個人的レベルとして、さらなる示唆を行いたい。学術的免疫学へのすべての資金提供をやめよ。この種の仕事は、保健業界が行うのがベストである。保健業界は、モデラーとデータ科学者を雇っている。しかしまた、そのモデルが現実世界の使用に十分正確であるかを決定するマネージャーがおり、さらに、モデルソフトウェアが適切にテストされているか、理解可能か等を確実にするソフトウェアエンジニアがいるのだ。学術界には、このような者がいない。そのことを結果が物語っている。

私の正体

Sue Denimは実名ではない。私は部分的に匿名でいようと思う、ロックダウンをめぐる大きないざこざのためである。しかし、それ以上に深い理由がある。

この状況は、恐ろしいほどはびこった学歴偏重主義に起因していており、それには辟易している。プログラマーの間で広がる失望が示している。もしSAGE(英非常時科学諮問委員会)の誰か、あるいは政府の誰かが、コードを現役のソフトウェアエンジニアに示そうなら、彼らはただちに理解し、警報を鳴らすだろう。
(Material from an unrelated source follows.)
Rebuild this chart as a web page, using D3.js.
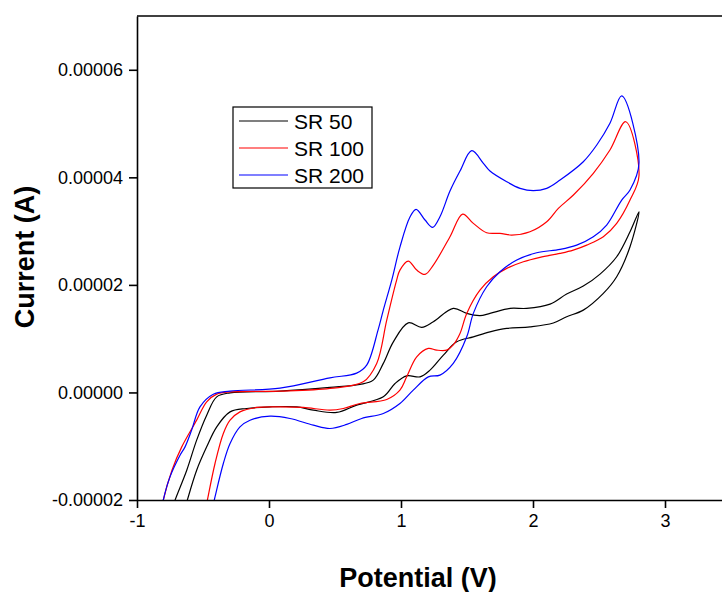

しかし、政府は学術界に支配されており、その連中は明らかに、仲間の教授のやることに何の疑問も発せられないと感じるのである。その一方で、私のような平均的市民はこう言われるのだ、「専門家」に疑問をはさむなと。私はGoogleの従業員であったことをToby氏に証明したにも関わらず、このメンタリティが破壊行為を行っており、終わらせる必要がある。どうか、私の主張をご自身で検証してほしい。あるいは、あなたの知っているプログラマに依頼し、あなたのために信頼できる評価をお願いして欲しい。